CHINA Survivor still mourns her lost family


Survivor still mourns her lost family

China Daily

08:19, December 12, 2020

Xia Shuqin (R), a survivor of the Nanjing Massacre, and her family members mourn the victims at the Memorial Hall of the Victims in Nanjing Massacre by Japanese Invaders in Nanjing, capital of East China's Jiangsu province, Dec 3, 2016. (Photo: Xinhua)

More than 300,000 people were killed during six-week Nanjing Massacre

Once a year, Xia Shuqin stands in front of the "wailing wall" at the Memorial Hall of the Victims in Nanjing Massacre by Japanese Invaders in Nanjing, Jiangsu province, to mourn her beloved ones who died in the atrocity 83 years ago.

The 91-year-old lost seven members of her family in the massacre. Only she and her 8-year-old little sister survived.

The wall is engraved with the names of 10,665 victims.

The Nanjing Massacre began on Dec 13, 1937, when Japanese troops captured the then-capital city and killed more than 300,000 civilians and unarmed soldiers in the following six weeks. According to Chinese records, more than 20,000 women were raped.

"I don't know why I survived," Xia recalled. "I remember I laid among the dead after being stabbed. That's a scene that cannot be forgotten easily."

"I don't know how many years are left for me to go to the memorial hall to mourn my relatives," she said. "I'm too old. All I want is just to hear the apologies from the Japanese government, saying that it was sorry for killing my relatives."

With four massacre survivors dying this year, the number of survivors officially registered at the memorial hall had fallen to 73 by Friday. In 2017, there were still 100 survivors living in the country.

The memorial hall receives more than 8 million visitors every year, many of whom are from foreign countries. It started to hold the ceremony for the National Memorial Day for Nanjing Massacre Victims in 2014.

The hall has collected about 180,000 items in 35 years, including 4,000 pictures and 262 videos. It is now digitizing its collections to put them on the internet to share with more people.

Many activities have been held this year to commemorate National Memorial Day. At some subway stations in Nanjing, people can express their feelings on "peace wishing" boards.

Thousands of people had written on the boards by Friday, most expressing their hope for peace in the world. The boards will not be removed until Sunday.

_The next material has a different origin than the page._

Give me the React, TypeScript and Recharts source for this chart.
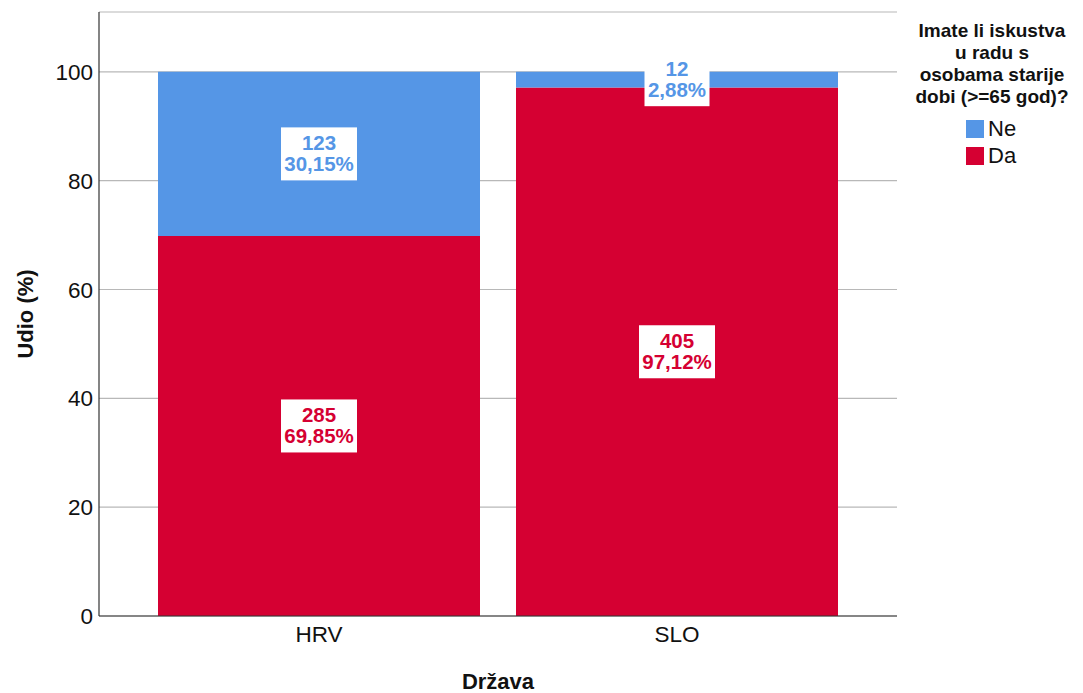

Residents can also pay tribute to the victims at several mass grave sites in the city.

"We'll never forget the tragedy and we'll never forgive the massacre committed by the invaders," said Zhang Jianjun, curator of the memorial hall.

"Its history must be passed on to the young generation to better understand it and love peace from the bottom of their hearts."

The 2020 ceremony for the National Memorial Day for Nanjing Massacre Victims will be held at the memorial hall for the massacre victims on Sunday morning.